CAMP FOSTER, Okinawa — In a little more than a year or so, you won’t have to leave the base to get to Camp Foster.
The new timetable for completing a tunnel connecting the two separate sections of this centrally located Marine base calls for work to be done in March 2005.
The $18 million project is well under way, said Phil Kimball Jr., a civil engineer in the Facilities Engineer Division in the Public Works Branch of Marine bases on Okinawa. Some early construction delays have been resolved; the project completion date has been pushed back from next fall to March 31, 2005.

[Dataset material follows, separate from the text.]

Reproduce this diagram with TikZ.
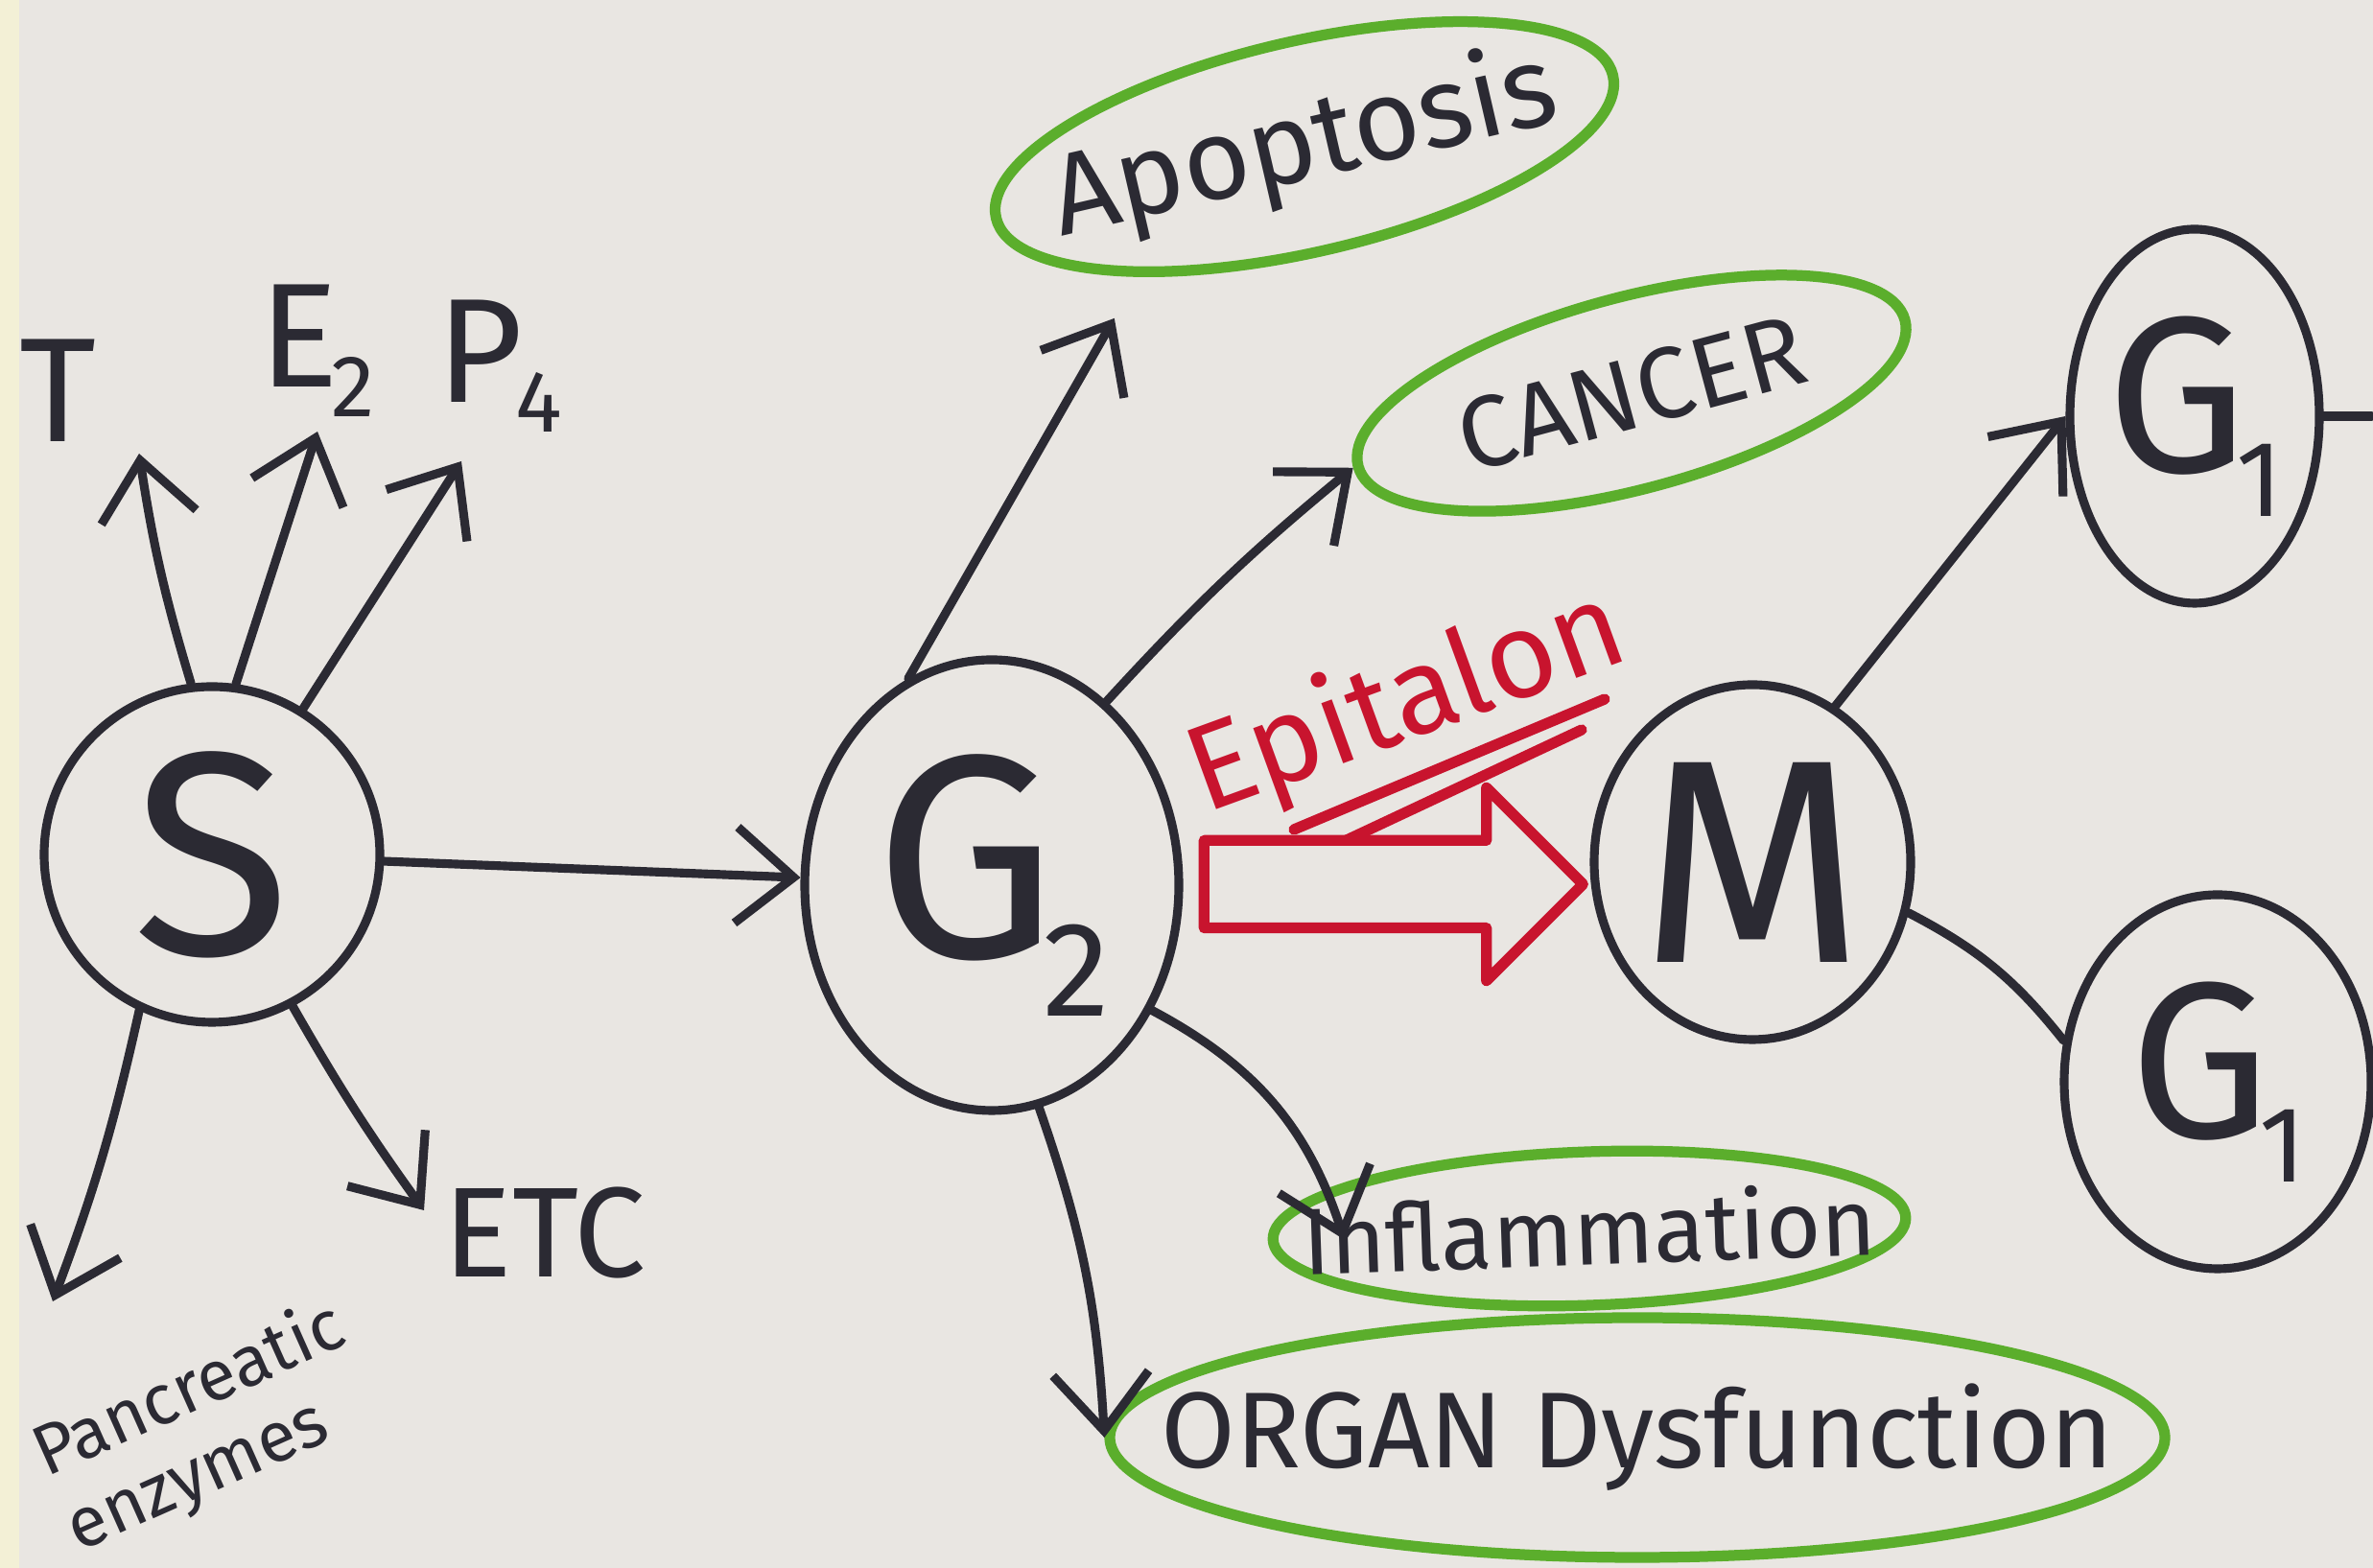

The project’s tab is being picked up by Japan’s Defense Facilities Administration under the Japan Facilities Improvement Program.
Motorists now must leave one side of the base and drive a short stretch of Highway 330 to enter a gate to the other half. But the tunnel will move traffic from the apartment towers on Camp Foster’s Kishaba side under four lanes of busy Highway 330. It will come out near the rear of the base exchange area.
It should cut the number of Y-plated or U.S.-owned cars on the busy highway during rush-hour traffic, Kimball said.
The tunnel will join the area containing Kishaba family housing, the Marine headquarters building and Kubasaki High School to the main base. It will accommodate two lanes of traffic, a bicycle path and pedestrian sidewalks.
In the coming decade, the Futenma Housing Area, at the rear of the exchange, will be redeveloped with new multiplex housing, a new hospital and middle school, base officials have said.